Copy out all lines with the word "this" in them.

--- Data listing ---
_ _ _ _ _
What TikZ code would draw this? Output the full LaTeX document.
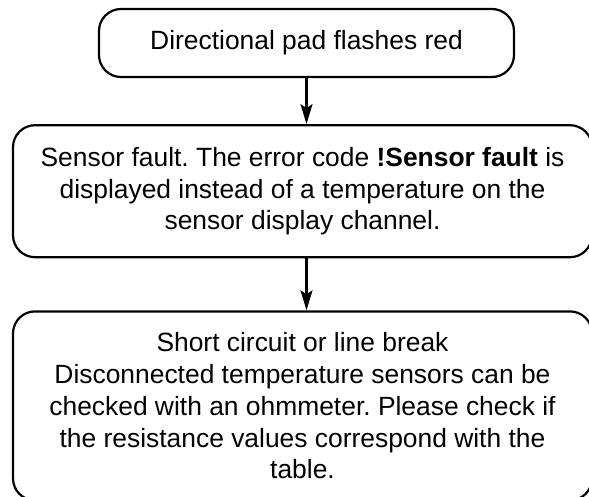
_ _ _ _ _
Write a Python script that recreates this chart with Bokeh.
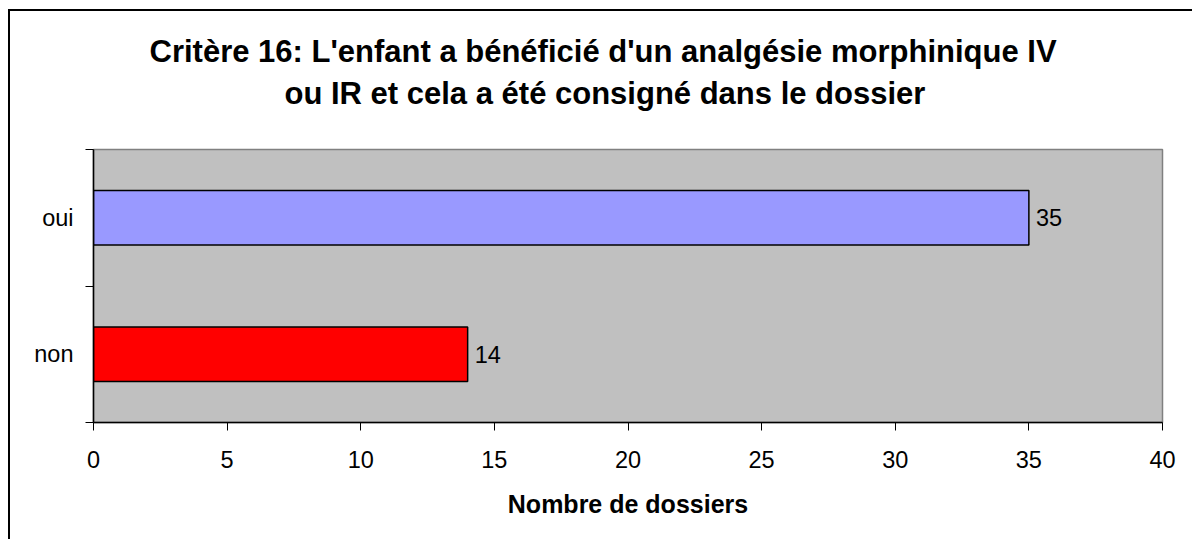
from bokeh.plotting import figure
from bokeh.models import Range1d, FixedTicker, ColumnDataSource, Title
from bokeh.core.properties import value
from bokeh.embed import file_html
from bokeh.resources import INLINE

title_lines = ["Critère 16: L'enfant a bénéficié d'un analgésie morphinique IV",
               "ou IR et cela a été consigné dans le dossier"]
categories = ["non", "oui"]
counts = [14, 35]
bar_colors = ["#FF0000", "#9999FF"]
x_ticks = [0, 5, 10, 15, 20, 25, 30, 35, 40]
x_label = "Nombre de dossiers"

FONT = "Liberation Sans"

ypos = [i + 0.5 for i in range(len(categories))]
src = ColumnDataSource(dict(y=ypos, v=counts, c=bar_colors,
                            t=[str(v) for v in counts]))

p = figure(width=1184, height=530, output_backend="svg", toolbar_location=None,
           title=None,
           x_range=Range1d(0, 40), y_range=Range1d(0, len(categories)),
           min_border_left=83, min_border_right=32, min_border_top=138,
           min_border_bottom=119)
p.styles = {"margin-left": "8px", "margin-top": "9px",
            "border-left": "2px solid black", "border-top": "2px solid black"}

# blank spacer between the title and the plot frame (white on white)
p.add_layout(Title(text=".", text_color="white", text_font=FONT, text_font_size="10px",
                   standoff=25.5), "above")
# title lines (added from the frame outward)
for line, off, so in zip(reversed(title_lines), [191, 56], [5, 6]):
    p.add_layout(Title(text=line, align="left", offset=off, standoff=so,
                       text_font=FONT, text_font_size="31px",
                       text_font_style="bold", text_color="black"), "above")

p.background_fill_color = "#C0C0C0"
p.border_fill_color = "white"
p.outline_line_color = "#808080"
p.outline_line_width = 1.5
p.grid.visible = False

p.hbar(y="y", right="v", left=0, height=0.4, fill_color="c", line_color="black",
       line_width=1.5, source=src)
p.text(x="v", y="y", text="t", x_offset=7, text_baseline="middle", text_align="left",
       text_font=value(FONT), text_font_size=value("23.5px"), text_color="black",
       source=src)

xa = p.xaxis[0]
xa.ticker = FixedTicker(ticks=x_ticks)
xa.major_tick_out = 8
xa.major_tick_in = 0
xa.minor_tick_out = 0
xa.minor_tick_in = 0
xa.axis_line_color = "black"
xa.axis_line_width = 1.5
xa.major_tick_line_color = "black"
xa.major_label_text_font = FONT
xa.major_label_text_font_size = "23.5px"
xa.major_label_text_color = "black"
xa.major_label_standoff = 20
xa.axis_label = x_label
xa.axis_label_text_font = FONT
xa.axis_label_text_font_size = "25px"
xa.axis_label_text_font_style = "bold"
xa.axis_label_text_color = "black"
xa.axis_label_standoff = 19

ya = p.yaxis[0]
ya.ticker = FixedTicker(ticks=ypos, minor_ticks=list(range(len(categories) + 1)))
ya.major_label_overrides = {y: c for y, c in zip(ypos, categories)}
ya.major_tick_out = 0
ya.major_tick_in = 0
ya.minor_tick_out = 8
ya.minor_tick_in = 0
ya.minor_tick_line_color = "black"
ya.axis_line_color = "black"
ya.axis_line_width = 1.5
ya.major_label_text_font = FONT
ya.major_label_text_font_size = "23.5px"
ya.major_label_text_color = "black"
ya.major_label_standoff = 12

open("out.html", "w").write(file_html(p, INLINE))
_ _ _ _ _
--- Output below ---
What TikZ code would draw this? Output the full LaTeX document.
Write a Python script that recreates this chart with Bokeh.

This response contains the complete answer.